*Problem to work on:*
Give again, exactly as written, the lines of the records below from the line with "Clone this chart in matplotlib." to the line with "1.548, 1.59, 1.65, 1.713]". Both end lines count; pictures do not.

━━━━━ Records supplied ━━━━━

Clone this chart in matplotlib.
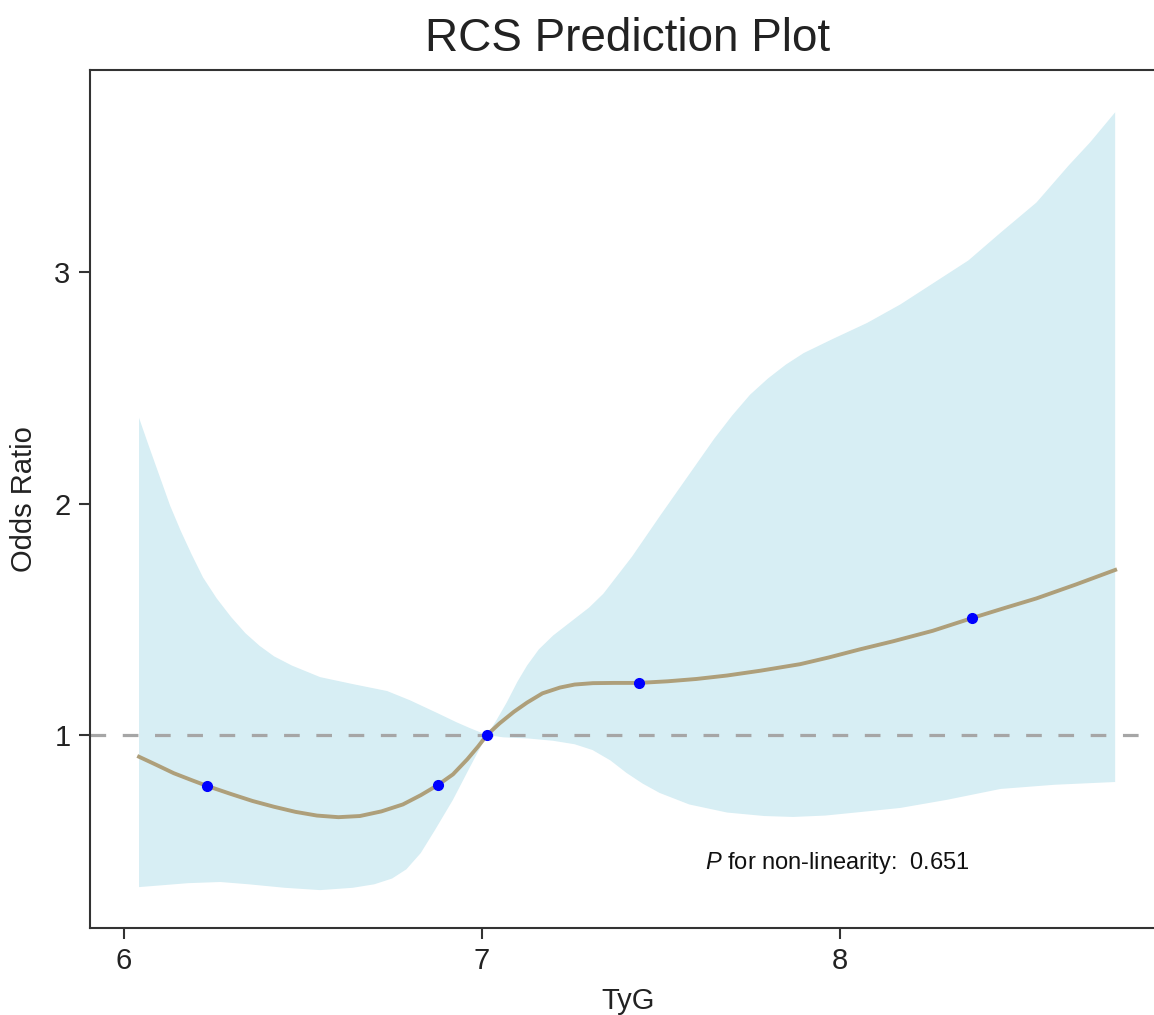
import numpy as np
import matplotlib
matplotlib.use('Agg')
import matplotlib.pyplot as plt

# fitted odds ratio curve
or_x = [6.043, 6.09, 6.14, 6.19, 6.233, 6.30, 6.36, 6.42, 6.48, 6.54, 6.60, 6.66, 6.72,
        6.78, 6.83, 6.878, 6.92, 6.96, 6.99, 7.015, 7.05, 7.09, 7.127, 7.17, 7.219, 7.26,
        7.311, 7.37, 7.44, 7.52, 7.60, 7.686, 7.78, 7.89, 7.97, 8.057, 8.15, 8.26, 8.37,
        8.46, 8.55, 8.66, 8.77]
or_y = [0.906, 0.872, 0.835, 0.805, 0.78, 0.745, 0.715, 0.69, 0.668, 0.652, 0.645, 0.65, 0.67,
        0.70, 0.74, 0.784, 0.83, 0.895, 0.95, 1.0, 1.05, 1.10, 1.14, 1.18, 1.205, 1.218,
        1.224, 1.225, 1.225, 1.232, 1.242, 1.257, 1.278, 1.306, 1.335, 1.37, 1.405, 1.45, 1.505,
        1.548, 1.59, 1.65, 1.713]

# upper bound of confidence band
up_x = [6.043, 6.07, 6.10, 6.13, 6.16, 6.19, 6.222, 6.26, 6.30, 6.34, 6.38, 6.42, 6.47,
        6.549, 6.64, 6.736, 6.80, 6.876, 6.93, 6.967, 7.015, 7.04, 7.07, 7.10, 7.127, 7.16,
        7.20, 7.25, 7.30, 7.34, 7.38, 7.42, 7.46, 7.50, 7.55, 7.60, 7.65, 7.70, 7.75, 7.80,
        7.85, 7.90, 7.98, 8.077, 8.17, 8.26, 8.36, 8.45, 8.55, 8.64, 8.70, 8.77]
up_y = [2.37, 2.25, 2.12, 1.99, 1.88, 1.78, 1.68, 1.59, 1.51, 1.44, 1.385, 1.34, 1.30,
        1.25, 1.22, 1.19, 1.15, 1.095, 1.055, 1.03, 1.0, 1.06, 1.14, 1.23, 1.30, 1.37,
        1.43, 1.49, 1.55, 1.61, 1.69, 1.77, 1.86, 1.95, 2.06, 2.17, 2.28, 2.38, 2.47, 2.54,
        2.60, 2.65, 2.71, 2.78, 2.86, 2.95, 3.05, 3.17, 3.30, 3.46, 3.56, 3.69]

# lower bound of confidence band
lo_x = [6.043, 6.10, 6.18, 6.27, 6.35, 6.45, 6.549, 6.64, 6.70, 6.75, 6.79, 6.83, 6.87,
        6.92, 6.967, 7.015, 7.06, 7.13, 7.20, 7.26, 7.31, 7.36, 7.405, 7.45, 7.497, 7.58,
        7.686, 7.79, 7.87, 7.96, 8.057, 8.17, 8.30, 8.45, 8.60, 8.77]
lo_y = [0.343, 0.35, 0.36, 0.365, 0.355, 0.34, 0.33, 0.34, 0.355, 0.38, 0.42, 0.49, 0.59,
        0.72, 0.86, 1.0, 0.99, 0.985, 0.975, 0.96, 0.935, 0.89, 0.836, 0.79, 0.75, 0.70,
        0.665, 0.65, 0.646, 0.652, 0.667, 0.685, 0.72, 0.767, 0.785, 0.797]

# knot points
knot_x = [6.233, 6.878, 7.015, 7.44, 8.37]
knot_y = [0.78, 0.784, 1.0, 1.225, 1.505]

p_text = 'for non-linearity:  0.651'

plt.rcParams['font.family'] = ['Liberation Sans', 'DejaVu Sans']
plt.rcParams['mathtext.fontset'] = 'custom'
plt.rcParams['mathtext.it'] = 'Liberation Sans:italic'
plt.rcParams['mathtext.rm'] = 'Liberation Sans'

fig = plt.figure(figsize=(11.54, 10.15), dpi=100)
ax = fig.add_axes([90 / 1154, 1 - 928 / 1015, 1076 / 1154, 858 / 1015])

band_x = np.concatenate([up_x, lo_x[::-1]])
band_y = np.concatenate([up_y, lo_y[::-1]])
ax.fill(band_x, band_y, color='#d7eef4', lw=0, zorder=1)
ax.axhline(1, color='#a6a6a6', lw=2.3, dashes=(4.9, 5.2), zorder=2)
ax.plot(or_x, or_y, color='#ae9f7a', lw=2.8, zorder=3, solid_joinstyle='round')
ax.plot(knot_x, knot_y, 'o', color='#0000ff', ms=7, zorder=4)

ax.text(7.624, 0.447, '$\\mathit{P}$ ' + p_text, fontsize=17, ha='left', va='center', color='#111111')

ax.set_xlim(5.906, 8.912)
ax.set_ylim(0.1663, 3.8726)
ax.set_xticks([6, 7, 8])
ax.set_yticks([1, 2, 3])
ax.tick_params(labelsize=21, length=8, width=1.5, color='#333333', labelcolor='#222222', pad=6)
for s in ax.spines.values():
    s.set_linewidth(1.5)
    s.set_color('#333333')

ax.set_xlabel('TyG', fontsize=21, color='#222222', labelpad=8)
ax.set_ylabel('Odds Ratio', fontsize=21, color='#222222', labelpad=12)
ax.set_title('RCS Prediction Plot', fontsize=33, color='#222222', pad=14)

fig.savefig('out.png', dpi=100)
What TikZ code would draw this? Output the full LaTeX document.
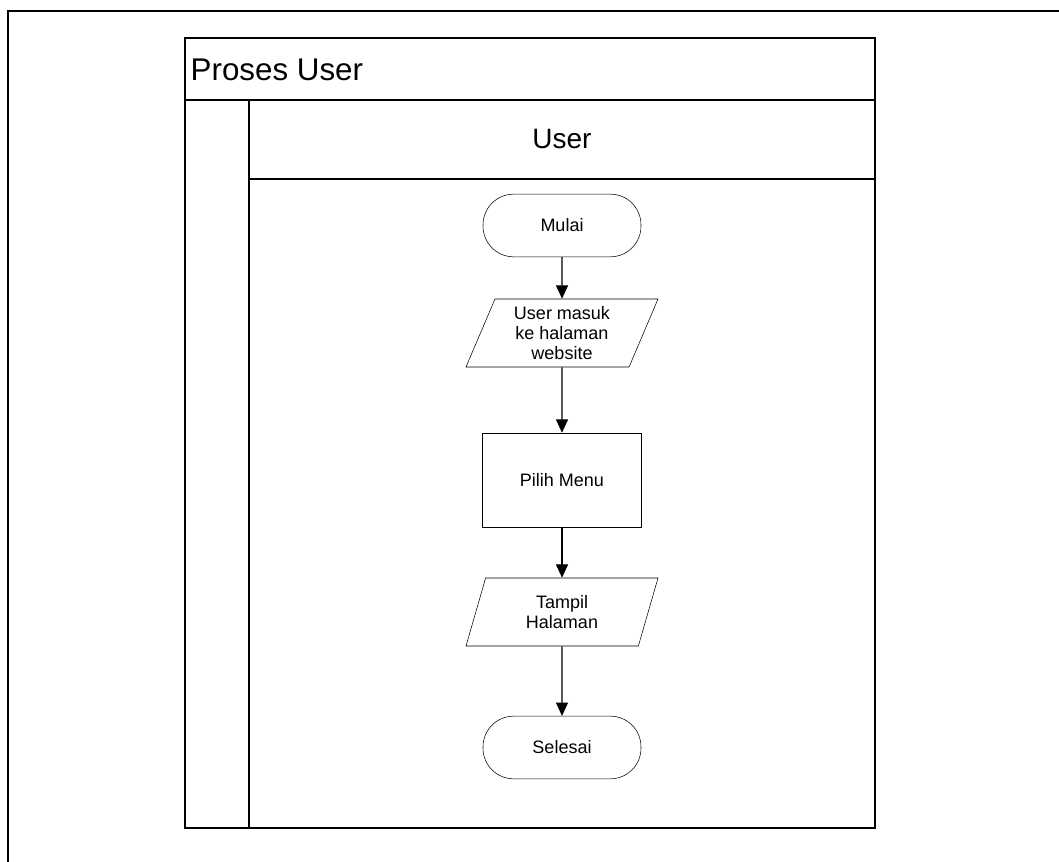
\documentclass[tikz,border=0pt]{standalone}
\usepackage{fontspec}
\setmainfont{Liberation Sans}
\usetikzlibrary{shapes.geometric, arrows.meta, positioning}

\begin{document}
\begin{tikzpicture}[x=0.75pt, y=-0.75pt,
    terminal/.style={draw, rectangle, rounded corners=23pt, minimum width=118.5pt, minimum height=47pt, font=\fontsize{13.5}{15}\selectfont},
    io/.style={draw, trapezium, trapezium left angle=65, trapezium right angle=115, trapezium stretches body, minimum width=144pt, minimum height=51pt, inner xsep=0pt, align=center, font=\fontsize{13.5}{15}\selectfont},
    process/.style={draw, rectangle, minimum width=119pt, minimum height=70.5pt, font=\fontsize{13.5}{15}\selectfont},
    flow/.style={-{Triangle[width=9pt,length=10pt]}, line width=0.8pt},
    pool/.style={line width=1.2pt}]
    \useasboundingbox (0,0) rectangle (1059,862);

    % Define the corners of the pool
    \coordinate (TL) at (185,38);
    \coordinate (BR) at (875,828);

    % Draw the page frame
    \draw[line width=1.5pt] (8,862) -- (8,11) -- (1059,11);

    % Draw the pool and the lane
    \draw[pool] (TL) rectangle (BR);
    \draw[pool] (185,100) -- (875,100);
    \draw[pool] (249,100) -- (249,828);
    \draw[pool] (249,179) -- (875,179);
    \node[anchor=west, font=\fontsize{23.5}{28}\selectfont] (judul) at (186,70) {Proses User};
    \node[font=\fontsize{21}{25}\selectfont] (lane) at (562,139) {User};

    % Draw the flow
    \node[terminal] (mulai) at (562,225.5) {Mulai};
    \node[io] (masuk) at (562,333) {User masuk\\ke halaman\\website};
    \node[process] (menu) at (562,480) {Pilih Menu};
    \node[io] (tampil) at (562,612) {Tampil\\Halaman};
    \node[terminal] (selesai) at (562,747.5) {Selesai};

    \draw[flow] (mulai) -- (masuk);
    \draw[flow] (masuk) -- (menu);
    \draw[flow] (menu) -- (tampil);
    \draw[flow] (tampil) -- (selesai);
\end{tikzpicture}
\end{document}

━━━━━
━━━━━ Records supplied ━━━━━

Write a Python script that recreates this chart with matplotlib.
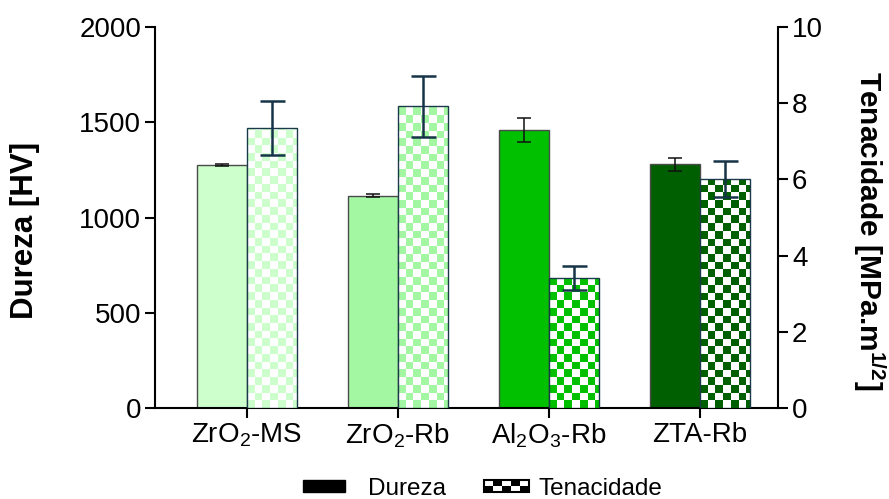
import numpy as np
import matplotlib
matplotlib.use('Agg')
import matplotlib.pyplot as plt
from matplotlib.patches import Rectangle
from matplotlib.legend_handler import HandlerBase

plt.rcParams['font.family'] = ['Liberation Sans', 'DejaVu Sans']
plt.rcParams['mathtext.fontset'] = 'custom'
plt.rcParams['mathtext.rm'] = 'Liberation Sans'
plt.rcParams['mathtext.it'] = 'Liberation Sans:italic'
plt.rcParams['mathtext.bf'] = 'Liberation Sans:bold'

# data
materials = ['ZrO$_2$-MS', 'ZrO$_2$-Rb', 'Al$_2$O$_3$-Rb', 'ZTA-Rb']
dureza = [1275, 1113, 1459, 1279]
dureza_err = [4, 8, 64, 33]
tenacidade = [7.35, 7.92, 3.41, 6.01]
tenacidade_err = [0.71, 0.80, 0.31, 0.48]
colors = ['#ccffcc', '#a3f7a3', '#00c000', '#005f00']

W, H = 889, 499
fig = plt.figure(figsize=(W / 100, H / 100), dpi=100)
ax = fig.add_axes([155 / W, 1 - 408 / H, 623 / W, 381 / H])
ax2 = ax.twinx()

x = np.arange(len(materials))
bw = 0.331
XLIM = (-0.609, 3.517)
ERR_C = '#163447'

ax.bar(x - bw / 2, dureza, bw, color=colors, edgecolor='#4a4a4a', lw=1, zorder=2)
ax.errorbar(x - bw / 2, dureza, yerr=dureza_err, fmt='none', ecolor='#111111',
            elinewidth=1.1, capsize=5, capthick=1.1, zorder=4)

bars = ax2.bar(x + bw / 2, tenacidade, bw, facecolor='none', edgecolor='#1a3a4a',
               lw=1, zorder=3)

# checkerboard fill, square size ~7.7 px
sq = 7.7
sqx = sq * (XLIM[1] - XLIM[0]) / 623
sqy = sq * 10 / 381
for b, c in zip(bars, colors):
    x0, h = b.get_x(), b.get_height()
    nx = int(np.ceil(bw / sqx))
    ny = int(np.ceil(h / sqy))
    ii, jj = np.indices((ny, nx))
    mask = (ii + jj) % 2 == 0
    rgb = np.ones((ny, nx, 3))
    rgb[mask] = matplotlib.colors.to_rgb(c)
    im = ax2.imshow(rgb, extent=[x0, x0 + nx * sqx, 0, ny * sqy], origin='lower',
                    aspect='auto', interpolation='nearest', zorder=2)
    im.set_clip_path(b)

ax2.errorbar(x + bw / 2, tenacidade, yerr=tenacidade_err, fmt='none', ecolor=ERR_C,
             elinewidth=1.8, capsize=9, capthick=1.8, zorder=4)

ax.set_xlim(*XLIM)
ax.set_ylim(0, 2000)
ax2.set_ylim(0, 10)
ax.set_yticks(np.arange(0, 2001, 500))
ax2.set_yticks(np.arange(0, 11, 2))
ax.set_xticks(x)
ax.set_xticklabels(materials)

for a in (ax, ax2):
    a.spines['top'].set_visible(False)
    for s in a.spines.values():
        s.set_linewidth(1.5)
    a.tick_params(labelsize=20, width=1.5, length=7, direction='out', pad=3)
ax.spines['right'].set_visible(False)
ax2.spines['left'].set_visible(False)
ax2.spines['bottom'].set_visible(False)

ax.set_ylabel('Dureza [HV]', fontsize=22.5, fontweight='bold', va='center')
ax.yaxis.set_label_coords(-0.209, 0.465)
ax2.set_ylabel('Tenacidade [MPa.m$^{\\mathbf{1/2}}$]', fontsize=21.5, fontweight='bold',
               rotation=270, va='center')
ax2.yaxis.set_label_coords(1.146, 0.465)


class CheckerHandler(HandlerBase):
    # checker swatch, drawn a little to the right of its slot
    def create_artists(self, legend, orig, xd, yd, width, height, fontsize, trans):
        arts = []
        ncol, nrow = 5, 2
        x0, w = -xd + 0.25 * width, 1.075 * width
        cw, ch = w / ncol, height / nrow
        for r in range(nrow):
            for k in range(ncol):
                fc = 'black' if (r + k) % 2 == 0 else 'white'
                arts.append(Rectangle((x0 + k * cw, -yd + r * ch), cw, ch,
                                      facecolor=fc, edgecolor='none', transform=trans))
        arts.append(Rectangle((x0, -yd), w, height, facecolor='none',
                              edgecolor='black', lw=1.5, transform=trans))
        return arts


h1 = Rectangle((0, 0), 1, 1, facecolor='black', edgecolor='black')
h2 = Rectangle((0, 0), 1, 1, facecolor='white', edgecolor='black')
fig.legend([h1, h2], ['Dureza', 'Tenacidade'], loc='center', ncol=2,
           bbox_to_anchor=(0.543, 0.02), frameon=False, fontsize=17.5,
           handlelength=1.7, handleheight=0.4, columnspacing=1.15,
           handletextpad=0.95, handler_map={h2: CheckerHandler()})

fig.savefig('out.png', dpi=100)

━━━━━
━━━━━ Records supplied ━━━━━

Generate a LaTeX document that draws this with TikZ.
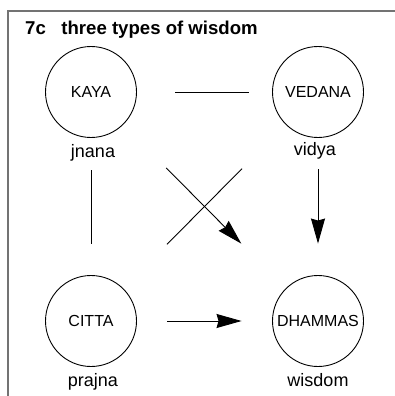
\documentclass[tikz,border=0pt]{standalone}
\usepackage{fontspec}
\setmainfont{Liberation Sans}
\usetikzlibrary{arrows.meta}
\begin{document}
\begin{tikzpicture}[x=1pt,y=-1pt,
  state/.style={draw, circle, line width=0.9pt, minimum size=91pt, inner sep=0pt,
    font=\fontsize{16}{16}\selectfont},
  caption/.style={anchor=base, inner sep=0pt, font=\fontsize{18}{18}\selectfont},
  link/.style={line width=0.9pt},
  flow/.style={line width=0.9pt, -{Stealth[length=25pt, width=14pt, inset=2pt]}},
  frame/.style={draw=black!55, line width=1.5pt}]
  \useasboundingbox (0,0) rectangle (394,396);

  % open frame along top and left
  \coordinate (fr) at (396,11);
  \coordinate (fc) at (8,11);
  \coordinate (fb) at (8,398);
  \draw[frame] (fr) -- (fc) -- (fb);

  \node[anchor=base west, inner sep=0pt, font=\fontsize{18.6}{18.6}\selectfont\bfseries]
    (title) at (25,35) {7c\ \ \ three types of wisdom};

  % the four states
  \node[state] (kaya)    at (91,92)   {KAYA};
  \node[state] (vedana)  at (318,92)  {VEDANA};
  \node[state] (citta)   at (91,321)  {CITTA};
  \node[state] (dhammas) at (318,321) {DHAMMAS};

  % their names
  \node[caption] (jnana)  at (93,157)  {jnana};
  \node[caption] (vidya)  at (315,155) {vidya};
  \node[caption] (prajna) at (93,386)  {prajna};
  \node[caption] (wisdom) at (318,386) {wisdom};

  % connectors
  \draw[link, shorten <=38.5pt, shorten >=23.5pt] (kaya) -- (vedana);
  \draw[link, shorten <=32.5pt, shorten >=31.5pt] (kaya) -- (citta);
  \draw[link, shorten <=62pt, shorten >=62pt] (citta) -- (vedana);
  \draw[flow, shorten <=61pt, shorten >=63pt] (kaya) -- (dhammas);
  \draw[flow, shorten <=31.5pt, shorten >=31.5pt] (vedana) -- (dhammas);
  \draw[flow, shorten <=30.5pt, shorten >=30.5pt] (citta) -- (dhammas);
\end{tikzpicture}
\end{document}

━━━━━

*Full solution:*
Clone this chart in matplotlib.
import numpy as np
import matplotlib
matplotlib.use('Agg')
import matplotlib.pyplot as plt

# fitted odds ratio curve
or_x = [6.043, 6.09, 6.14, 6.19, 6.233, 6.30, 6.36, 6.42, 6.48, 6.54, 6.60, 6.66, 6.72,
        6.78, 6.83, 6.878, 6.92, 6.96, 6.99, 7.015, 7.05, 7.09, 7.127, 7.17, 7.219, 7.26,
        7.311, 7.37, 7.44, 7.52, 7.60, 7.686, 7.78, 7.89, 7.97, 8.057, 8.15, 8.26, 8.37,
        8.46, 8.55, 8.66, 8.77]
or_y = [0.906, 0.872, 0.835, 0.805, 0.78, 0.745, 0.715, 0.69, 0.668, 0.652, 0.645, 0.65, 0.67,
        0.70, 0.74, 0.784, 0.83, 0.895, 0.95, 1.0, 1.05, 1.10, 1.14, 1.18, 1.205, 1.218,
        1.224, 1.225, 1.225, 1.232, 1.242, 1.257, 1.278, 1.306, 1.335, 1.37, 1.405, 1.45, 1.505,
        1.548, 1.59, 1.65, 1.713]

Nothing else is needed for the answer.